Financial Planning and Analysis

What Is a Construction to Permanent Loan?

Learn about the streamlined loan type designed to fund your new home's construction and convert into your permanent mortgage.

A construction to permanent loan offers a streamlined financing solution for individuals building a new home. This single loan product covers both construction costs and the subsequent long-term mortgage. It simplifies the complex process of financing new home construction by consolidating two separate loans into one. This integrated approach reduces administrative burdens and can save on closing costs compared to obtaining separate loans.

The Two Phases of the Loan

A construction to permanent loan has two distinct stages: the construction phase and the permanent mortgage phase.
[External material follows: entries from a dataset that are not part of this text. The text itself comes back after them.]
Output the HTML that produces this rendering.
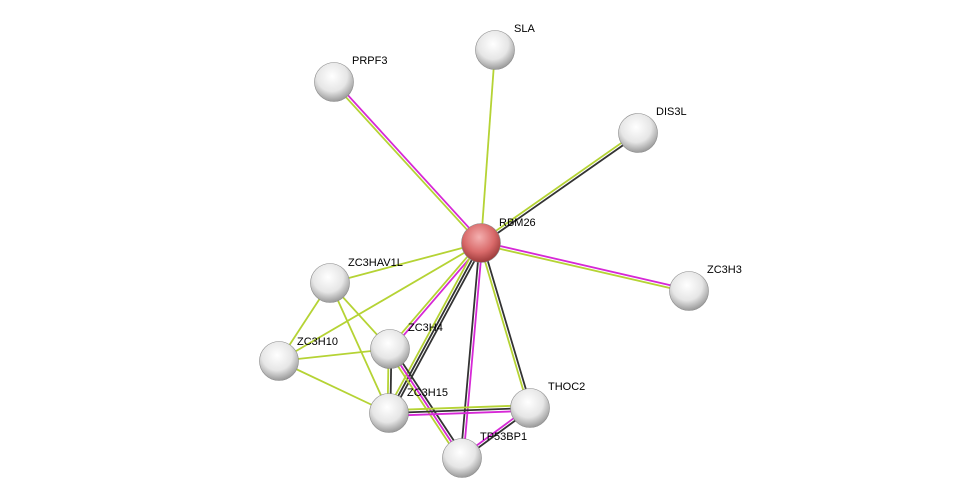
<!DOCTYPE html>
<html><head><meta charset="utf-8"><style>
html,body{margin:0;padding:0;background:#fff;width:976px;height:503px;overflow:hidden}
svg{display:block}
text{font-family:"Liberation Sans",sans-serif;font-size:11px;fill:#000}
</style></head><body>
<svg id="s" width="976" height="503" xmlns="http://www.w3.org/2000/svg">
<defs>
<radialGradient id="g" cx="0.45" cy="0.35" r="0.65">
<stop offset="0" stop-color="#ffffff"/><stop offset="0.6" stop-color="#e6e6e6"/><stop offset="1" stop-color="#9a9a9a"/></radialGradient>
<radialGradient id="r" cx="0.45" cy="0.35" r="0.65">
<stop offset="0" stop-color="#f4b0b0"/><stop offset="0.6" stop-color="#d96a6a"/><stop offset="1" stop-color="#9c3a3a"/></radialGradient>
</defs>
<g id="e"></g><g id="n"></g>
</svg>
<script>
var N={RBM26:[481,243],SLA:[495,50],PRPF3:[334,82],DIS3L:[638,133],ZC3H3:[689,291],ZC3HAV1L:[330,283],ZC3H4:[390,349],ZC3H10:[279,361],ZC3H15:[389,413],THOC2:[530,408],TP53BP1:[462,458]};
var G='#b5d334',K='#333',M='#d628d6';
var E=[["RBM26","SLA",[G]],["RBM26","PRPF3",[G,M]],["RBM26","DIS3L",[G,K]],["RBM26","ZC3H3",[M,G]],["RBM26","ZC3HAV1L",[G]],["RBM26","ZC3H10",[G]],["RBM26","ZC3H4",[M,G]],["RBM26","ZC3H15",[K,K,G]],["RBM26","TP53BP1",[M,K]],["RBM26","THOC2",[K,G]],
["ZC3HAV1L","ZC3H10",[G]],["ZC3HAV1L","ZC3H4",[G]],["ZC3HAV1L","ZC3H15",[G]],["ZC3H10","ZC3H4",[G]],["ZC3H10","ZC3H15",[G]],["ZC3H4","ZC3H15",[K,G]],["ZC3H4","TP53BP1",[K,M,G]],["ZC3H15","THOC2",[G,K,M]],["THOC2","TP53BP1",[K,M]]];
var s='';
E.forEach(function(e){var a=N[e[0]],b=N[e[1]],dx=b[0]-a[0],dy=b[1]-a[1],l=Math.hypot(dx,dy),px=-dy/l,py=dx/l,n=e[2].length;
e[2].forEach(function(c,i){var o=(i-(n-1)/2)*2.8;s+='<line x1="'+(a[0]+px*o)+'" y1="'+(a[1]+py*o)+'" x2="'+(b[0]+px*o)+'" y2="'+(b[1]+py*o)+'" stroke="'+c+'" stroke-width="1.8"/>';});});
document.getElementById('e').innerHTML=s;
var L={RBM26:[499,226],SLA:[514,32],PRPF3:[352,64],DIS3L:[656,115],ZC3H3:[707,273],ZC3HAV1L:[348,266],ZC3H4:[408,331],ZC3H10:[297,345],ZC3H15:[407,396],THOC2:[548,390],TP53BP1:[480,440]};
var t='';for(var k in N){var p=N[k];t+='<circle cx="'+p[0]+'" cy="'+p[1]+'" r="19.5" fill="url(#'+(k=="RBM26"?'r':'g')+')" stroke="#888" stroke-width="0.6"/>';t+='<text x="'+L[k][0]+'" y="'+L[k][1]+'">'+k+'</text>';}
document.getElementById('n').innerHTML=t;
</script>
</body></html>
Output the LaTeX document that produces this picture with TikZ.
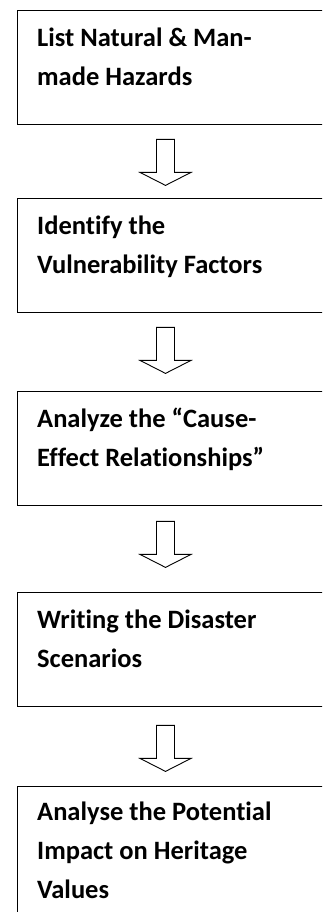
\documentclass[tikz,border=0pt]{standalone}
\usepackage{fontspec}
\setmainfont{Carlito}[Ligatures=NoCommon]
\begin{document}
\begin{tikzpicture}[x=1pt,y=-1pt,
  stepbox/.style={draw=black,line width=1.4pt,fill=white,anchor=north west,
    minimum width=330pt,minimum height=114pt,inner sep=0pt},
  steptext/.style={anchor=north west,inner sep=0pt,align=left,
    font=\fontsize{26.5}{39}\selectfont\bfseries},
  blockarrow/.style={draw=black,line width=0.9pt,fill=white,line join=miter}]
\useasboundingbox (0,0) rectangle (322,912);
\clip (0,0) rectangle (322,912);
% boxes
\node[stepbox] (b1) at (17,10) {};
\node[stepbox] (b2) at (17,198) {};
\node[stepbox] (b3) at (17,391) {};
\node[stepbox] (b4) at (17,592) {};
\node[stepbox,minimum height=140pt] (b5) at (17,786) {};
% texts
\node[steptext] (t1) at ([shift={(20,16)}]b1.north west) {\vrule height 20pt width 0pt List Natural \& Man-\\made Hazards};
\node[steptext] (t2) at ([shift={(20,16)}]b2.north west) {\vrule height 20pt width 0pt Identify the\\Vulnerability Factors};
\node[steptext] (t3) at ([shift={(20,16)}]b3.north west) {\vrule height 20pt width 0pt Analyze the “Cause-\\Effect Relationships”};
\node[steptext] (t4) at ([shift={(20,16)}]b4.north west) {\vrule height 20pt width 0pt Writing the Disaster\\Scenarios};
\node[steptext] (t5) at ([shift={(20,14)}]b5.north west) {\vrule height 20pt width 0pt Analyse the Potential\\Impact on Heritage\\Values};
% block arrows
\foreach \u/\d in {b1/14,b2/14,b3/15,b4/18}{
  \coordinate (a-\u) at ([shift={(148.5,\d)}]\u.south west);
  \draw[blockarrow] (a-\u) ++(-9,0) -- ++(18,0) -- ++(0,33) -- ++(16.5,0)
    -- ++(-25.5,13) -- ++(-25.5,-13) -- ++(16.5,0) -- cycle;
}
\end{tikzpicture}
\end{document}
This structure provides continuous financing from groundbreaking to move-in.

During the construction phase, funds are released in a series of “draws” as building milestones are achieved. For example, funds might be released when the foundation is laid, framing is complete, or plumbing and electrical systems are installed. Interest payments during this period are calculated only on the amount of funds drawn, rather than on the full approved loan amount. This interest-only payment structure helps manage cash flow while the home is under construction, especially if the borrower is also paying for current housing.

Once construction is completed and the home receives a Certificate of Occupancy, the loan transitions into its permanent phase. This process transforms the construction financing into a standard long-term mortgage. At this point, regular principal and interest payments commence, similar to any traditional home loan.

Qualifying for a Construction to Permanent Loan

Securing a construction to permanent loan involves meeting specific financial and project-related criteria, which are generally more stringent than for a traditional mortgage. Lenders assess both the borrower’s capacity to repay and the construction project’s viability.

Borrower financial qualifications include higher credit score requirements, often 670 or higher. Lenders also scrutinize the borrower’s debt-to-income (DTI) ratio, preferring it to be 43% or lower, to ensure sufficient capacity for new loan payments. A substantial down payment is usually required, commonly 20% to 25% of the total project cost. Lenders also require proof of stable income and a consistent employment history through documents like pay stubs, W-2 forms, and tax returns.

The construction project requires comprehensive documentation for lender review. This includes detailed blueprints, construction plans, and a detailed budget breakdown. A realistic timeline for project completion is also a standard requirement. Lenders often require an estimated appraisal of the home’s value upon completion.

Lenders also conduct thorough vetting of the chosen contractor. This process involves verifying the builder’s license, insurance, and experience. Lenders may request references to assess the contractor’s track record, financial stability, and ability to complete projects on time and within budget. Finally, the borrower must either own the land where the home will be built or purchase it as part of the loan transaction.

The Loan Process

The loan process begins after a borrower meets initial qualification criteria and submits necessary documentation. This process involves several distinct steps, from application through the final conversion to a permanent mortgage.

The initial step involves submitting a detailed application, which includes the borrower’s financial information and project plans. The lender then proceeds with underwriting, a review process that assesses the borrower’s financial stability and the construction project’s viability, including an appraisal of the home’s future value. Once approved, the loan proceeds to the initial closing.

During the construction phase, funds are disbursed to the builder through a series of “draws” tied to specific construction milestones. For instance, a draw might be released after the foundation is poured, the roof is installed, or the interior rough-ins are finished. Before each disbursement, the lender requires an inspection by a third party to verify that the work has been completed and aligns with the approved project plan and budget. These inspections ensure funds are used appropriately and construction progresses as planned. Throughout this construction period, the borrower typically makes interest-only payments on the amount of funds drawn.

Upon construction completion, a final inspection ensures the home meets all building codes and specifications. A Certificate of Occupancy is then issued. The loan seamlessly converts from the construction phase to the permanent mortgage. This often involves a simple modification of existing loan terms rather than an entirely new closing, which can save the borrower additional closing costs. The interest rate for the permanent mortgage is locked in either at the beginning of the process or at the time of conversion, depending on the loan agreement, and regular principal and interest payments commence.